PROVIDED RECORDS:

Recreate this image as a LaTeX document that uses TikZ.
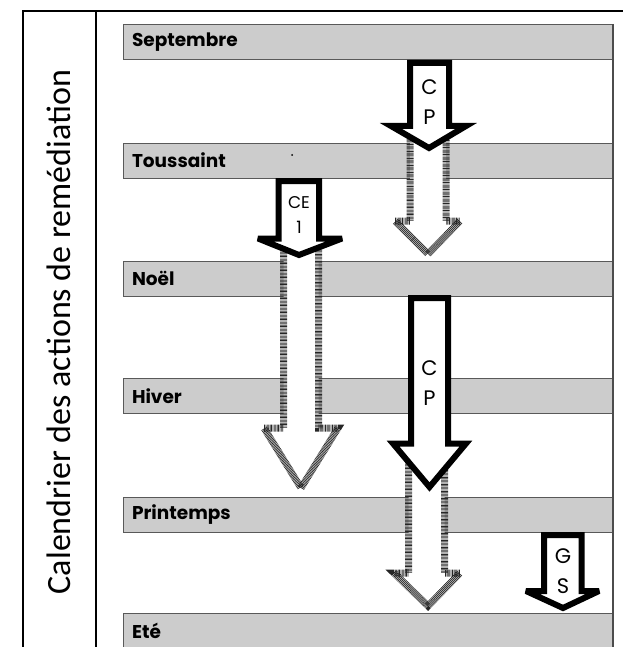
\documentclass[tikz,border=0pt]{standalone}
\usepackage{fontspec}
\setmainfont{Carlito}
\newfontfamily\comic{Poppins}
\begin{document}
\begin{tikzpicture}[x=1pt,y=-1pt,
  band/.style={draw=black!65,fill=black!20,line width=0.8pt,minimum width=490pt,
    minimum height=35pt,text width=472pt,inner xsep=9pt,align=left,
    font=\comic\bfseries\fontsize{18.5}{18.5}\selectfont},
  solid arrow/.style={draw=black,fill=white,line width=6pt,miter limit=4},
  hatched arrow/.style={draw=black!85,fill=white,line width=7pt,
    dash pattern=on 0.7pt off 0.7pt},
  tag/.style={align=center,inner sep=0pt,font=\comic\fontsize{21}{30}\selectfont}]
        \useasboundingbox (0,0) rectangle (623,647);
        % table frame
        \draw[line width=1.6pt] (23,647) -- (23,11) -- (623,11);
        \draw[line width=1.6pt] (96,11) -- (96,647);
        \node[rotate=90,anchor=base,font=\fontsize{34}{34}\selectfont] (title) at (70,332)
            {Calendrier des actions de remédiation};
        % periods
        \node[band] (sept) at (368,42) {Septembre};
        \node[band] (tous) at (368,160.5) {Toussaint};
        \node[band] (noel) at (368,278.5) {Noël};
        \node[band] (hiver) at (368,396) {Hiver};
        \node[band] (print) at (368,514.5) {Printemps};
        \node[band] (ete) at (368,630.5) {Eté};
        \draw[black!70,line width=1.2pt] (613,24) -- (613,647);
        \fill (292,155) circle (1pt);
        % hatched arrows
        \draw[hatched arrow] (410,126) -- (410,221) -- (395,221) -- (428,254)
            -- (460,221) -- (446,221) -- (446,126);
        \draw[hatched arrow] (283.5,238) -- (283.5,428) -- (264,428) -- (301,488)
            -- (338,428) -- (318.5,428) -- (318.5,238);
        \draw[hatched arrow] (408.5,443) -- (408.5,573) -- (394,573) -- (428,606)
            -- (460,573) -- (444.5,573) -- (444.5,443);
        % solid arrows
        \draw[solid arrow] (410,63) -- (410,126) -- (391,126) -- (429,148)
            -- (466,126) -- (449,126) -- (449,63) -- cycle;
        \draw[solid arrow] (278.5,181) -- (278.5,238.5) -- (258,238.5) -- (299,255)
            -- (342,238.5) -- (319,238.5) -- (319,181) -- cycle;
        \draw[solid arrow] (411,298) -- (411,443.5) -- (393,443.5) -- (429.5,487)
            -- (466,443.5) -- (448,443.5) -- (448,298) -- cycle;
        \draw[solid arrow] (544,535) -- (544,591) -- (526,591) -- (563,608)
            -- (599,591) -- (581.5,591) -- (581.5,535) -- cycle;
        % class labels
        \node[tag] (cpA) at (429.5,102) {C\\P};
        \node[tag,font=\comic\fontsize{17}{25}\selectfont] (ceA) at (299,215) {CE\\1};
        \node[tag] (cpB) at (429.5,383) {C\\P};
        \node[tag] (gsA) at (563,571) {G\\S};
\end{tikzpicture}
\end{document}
--
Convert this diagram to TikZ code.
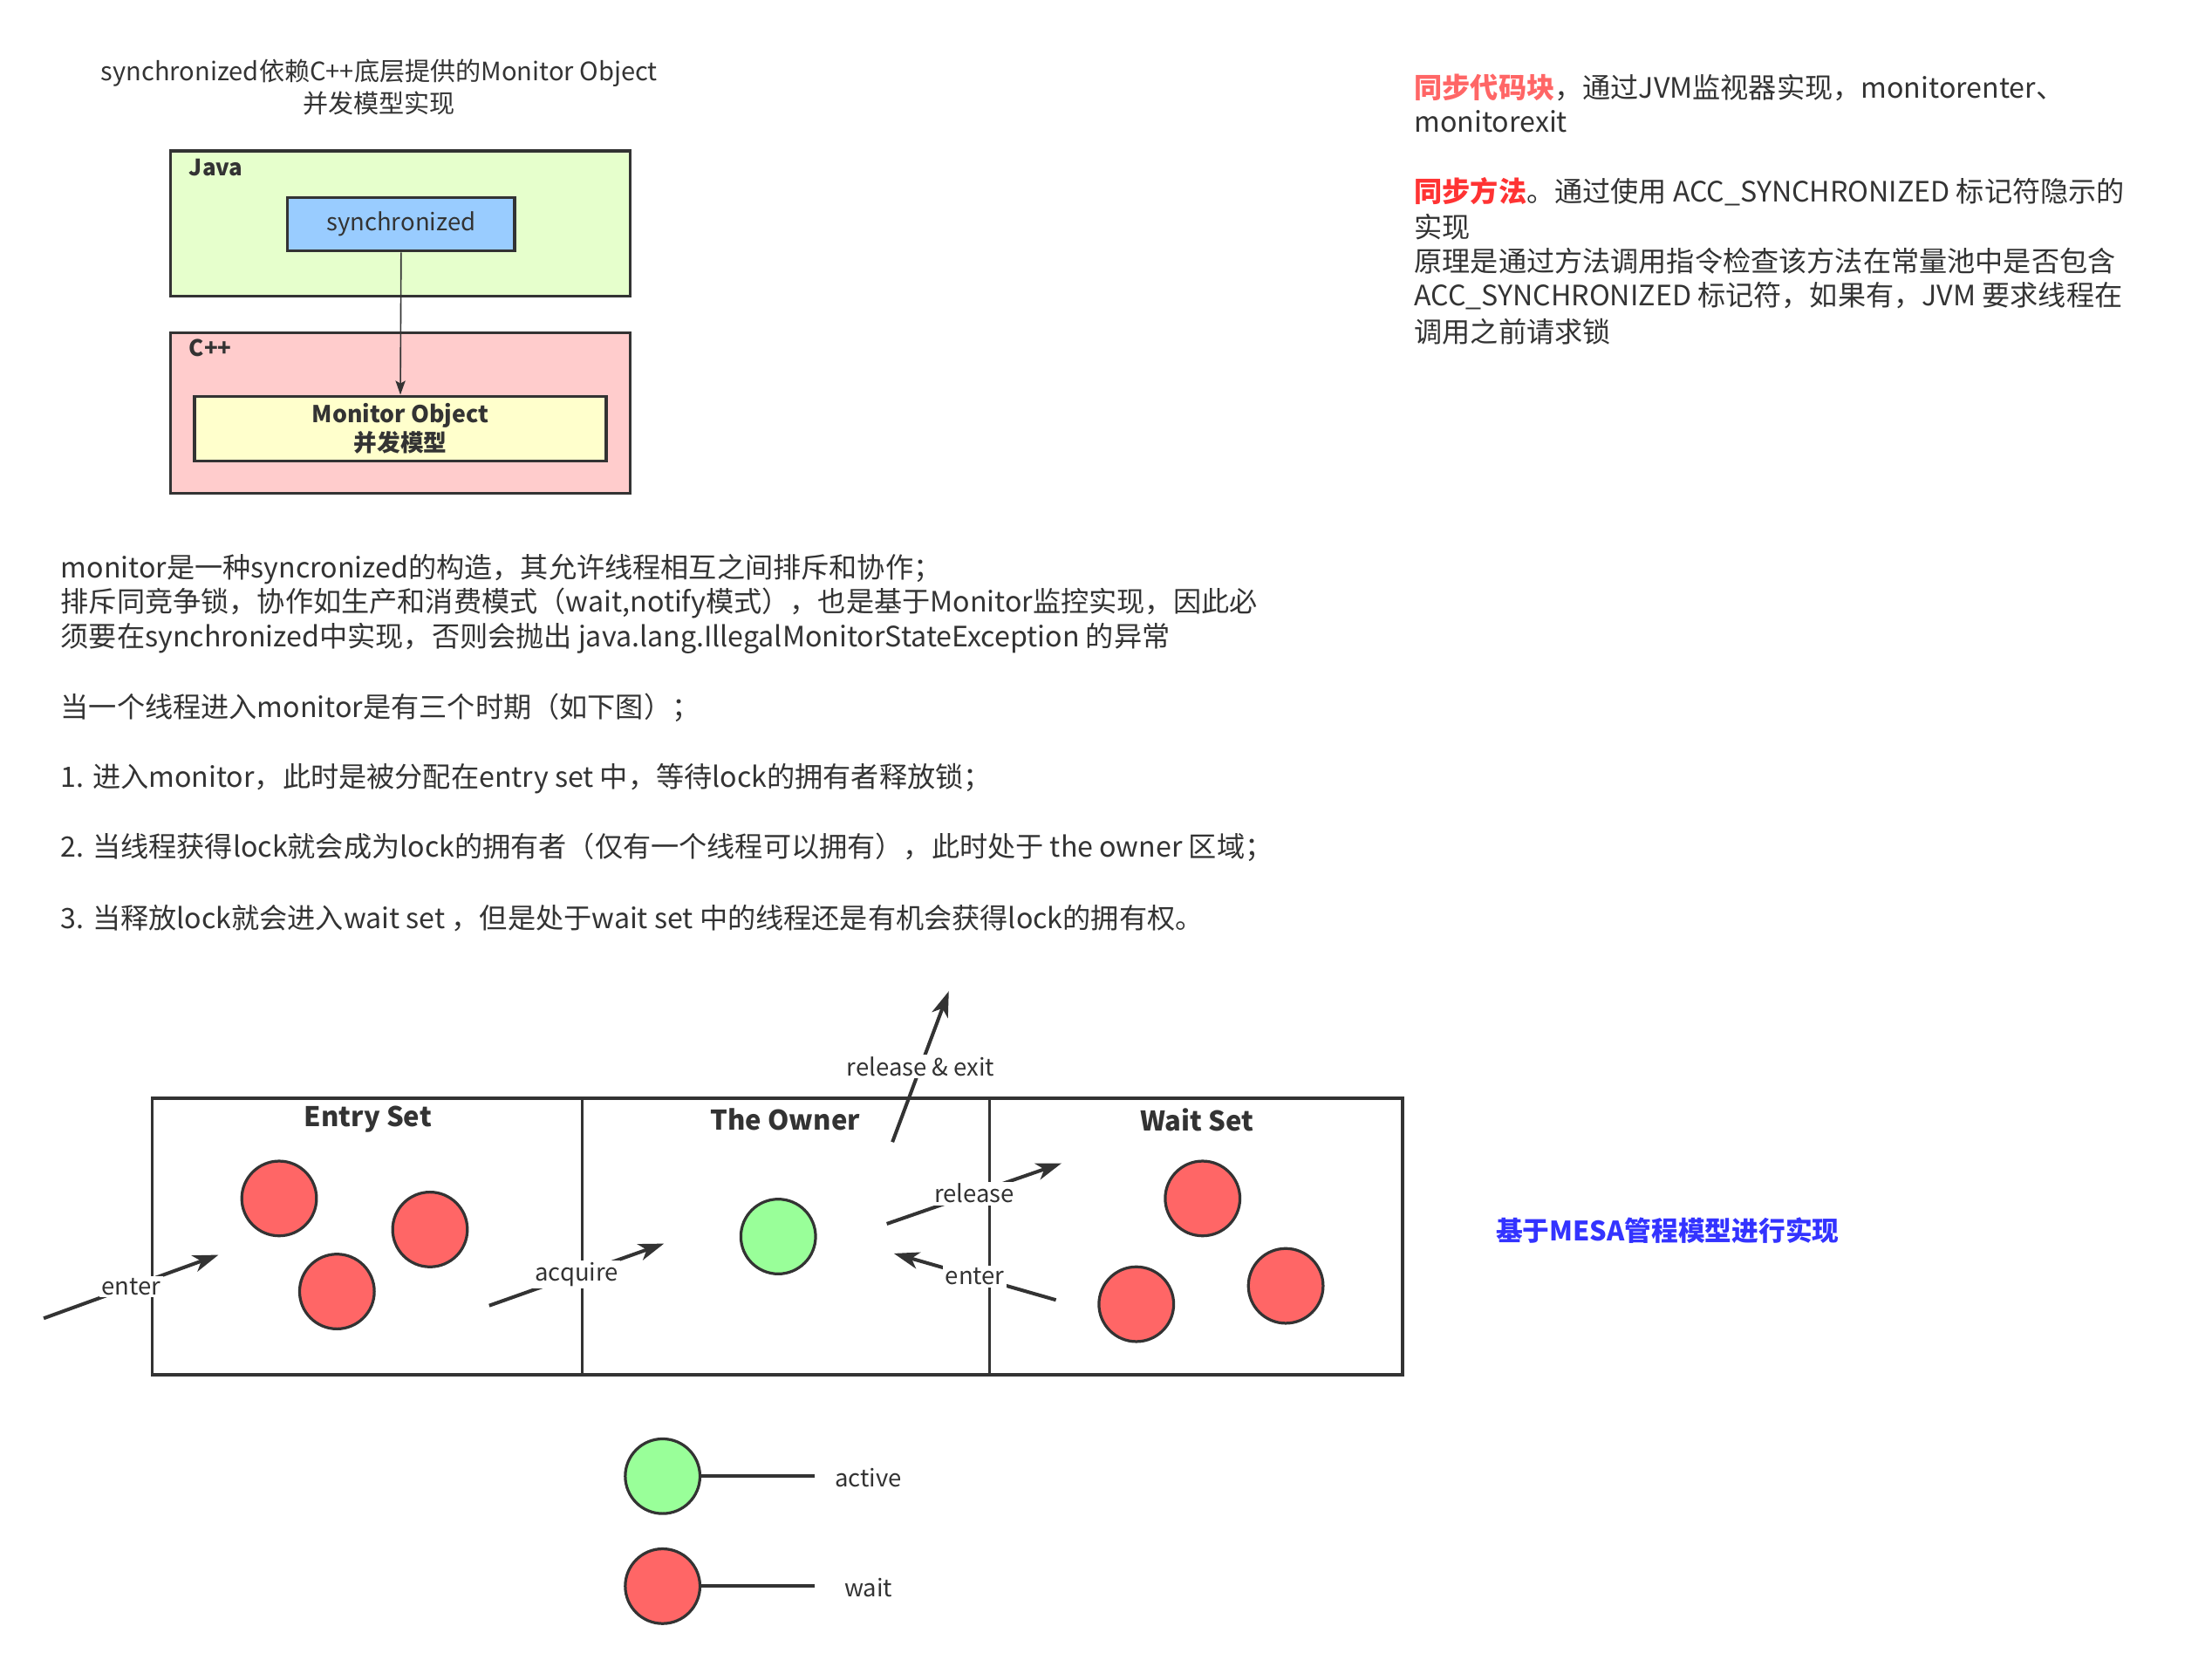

EXERCISE TASK: Return solely the number of lines in the data that include the word "this".

WRITTEN SOLUTION: 2